• **WORK INSTRUCTIONS**: From the records below, extract all the text exactly and leave the images behind.

[Rows from a dataset]
— Start —

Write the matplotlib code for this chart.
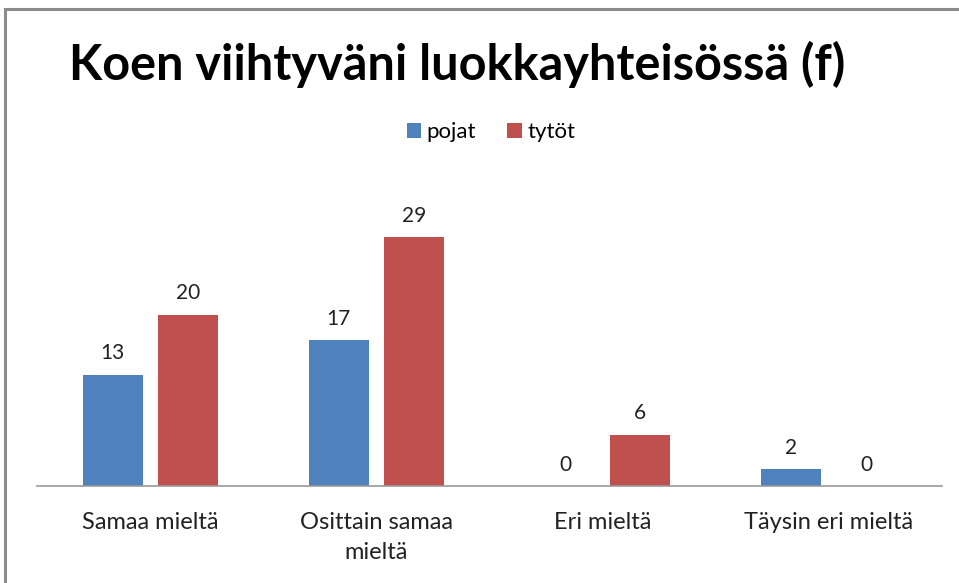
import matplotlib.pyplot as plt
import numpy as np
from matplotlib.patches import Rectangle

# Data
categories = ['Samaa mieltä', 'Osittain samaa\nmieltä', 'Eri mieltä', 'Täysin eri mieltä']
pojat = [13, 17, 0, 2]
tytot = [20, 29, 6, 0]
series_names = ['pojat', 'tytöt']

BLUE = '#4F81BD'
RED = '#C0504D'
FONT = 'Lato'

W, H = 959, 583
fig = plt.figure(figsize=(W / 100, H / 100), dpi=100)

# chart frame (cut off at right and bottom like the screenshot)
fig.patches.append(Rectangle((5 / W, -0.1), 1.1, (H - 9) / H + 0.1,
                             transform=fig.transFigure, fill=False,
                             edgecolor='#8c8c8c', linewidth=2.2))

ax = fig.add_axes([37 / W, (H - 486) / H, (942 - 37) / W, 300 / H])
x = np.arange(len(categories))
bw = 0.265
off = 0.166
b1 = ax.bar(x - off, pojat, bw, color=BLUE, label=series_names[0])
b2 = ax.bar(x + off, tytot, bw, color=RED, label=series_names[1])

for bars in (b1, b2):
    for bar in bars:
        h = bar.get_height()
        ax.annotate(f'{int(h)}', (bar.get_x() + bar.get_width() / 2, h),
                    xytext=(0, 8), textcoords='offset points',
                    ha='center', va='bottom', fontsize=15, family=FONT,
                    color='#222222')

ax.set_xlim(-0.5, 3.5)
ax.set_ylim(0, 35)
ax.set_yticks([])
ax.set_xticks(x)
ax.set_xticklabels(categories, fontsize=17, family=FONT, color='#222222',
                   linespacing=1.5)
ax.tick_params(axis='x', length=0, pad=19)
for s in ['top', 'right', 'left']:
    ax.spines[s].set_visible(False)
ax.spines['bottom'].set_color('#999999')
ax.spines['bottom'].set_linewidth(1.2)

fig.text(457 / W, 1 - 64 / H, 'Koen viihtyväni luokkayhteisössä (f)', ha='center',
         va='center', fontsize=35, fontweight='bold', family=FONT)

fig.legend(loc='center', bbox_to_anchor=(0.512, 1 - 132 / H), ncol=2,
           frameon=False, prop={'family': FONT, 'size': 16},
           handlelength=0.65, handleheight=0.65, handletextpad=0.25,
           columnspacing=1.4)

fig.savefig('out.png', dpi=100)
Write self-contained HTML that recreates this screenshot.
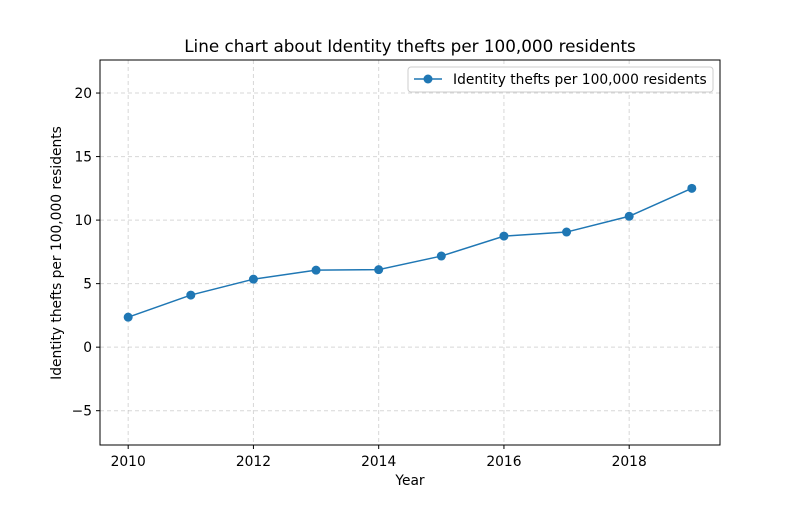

— End —

• **FINAL ANSWER**:
Write the matplotlib code for this chart.
import matplotlib.pyplot as plt
import numpy as np
from matplotlib.patches import Rectangle

# Data
categories = ['Samaa mieltä', 'Osittain samaa\nmieltä', 'Eri mieltä', 'Täysin eri mieltä']
pojat = [13, 17, 0, 2]
tytot = [20, 29, 6, 0]
series_names = ['pojat', 'tytöt']

BLUE = '#4F81BD'
RED = '#C0504D'
FONT = 'Lato'

W, H = 959, 583
fig = plt.figure(figsize=(W / 100, H / 100), dpi=100)

# chart frame (cut off at right and bottom like the screenshot)
fig.patches.append(Rectangle((5 / W, -0.1), 1.1, (H - 9) / H + 0.1,
                             transform=fig.transFigure, fill=False,
                             edgecolor='#8c8c8c', linewidth=2.2))

ax = fig.add_axes([37 / W, (H - 486) / H, (942 - 37) / W, 300 / H])
x = np.arange(len(categories))
bw = 0.265
off = 0.166
b1 = ax.bar(x - off, pojat, bw, color=BLUE, label=series_names[0])
b2 = ax.bar(x + off, tytot, bw, color=RED, label=series_names[1])

for bars in (b1, b2):
    for bar in bars:
        h = bar.get_height()
        ax.annotate(f'{int(h)}', (bar.get_x() + bar.get_width() / 2, h),
                    xytext=(0, 8), textcoords='offset points',
                    ha='center', va='bottom', fontsize=15, family=FONT,
                    color='#222222')

ax.set_xlim(-0.5, 3.5)
ax.set_ylim(0, 35)
ax.set_yticks([])
ax.set_xticks(x)
ax.set_xticklabels(categories, fontsize=17, family=FONT, color='#222222',
                   linespacing=1.5)
ax.tick_params(axis='x', length=0, pad=19)
for s in ['top', 'right', 'left']:
    ax.spines[s].set_visible(False)
ax.spines['bottom'].set_color('#999999')
ax.spines['bottom'].set_linewidth(1.2)

fig.text(457 / W, 1 - 64 / H, 'Koen viihtyväni luokkayhteisössä (f)', ha='center',
         va='center', fontsize=35, fontweight='bold', family=FONT)

fig.legend(loc='center', bbox_to_anchor=(0.512, 1 - 132 / H), ncol=2,
           frameon=False, prop={'family': FONT, 'size': 16},
           handlelength=0.65, handleheight=0.65, handletextpad=0.25,
           columnspacing=1.4)

fig.savefig('out.png', dpi=100)
Write self-contained HTML that recreates this screenshot.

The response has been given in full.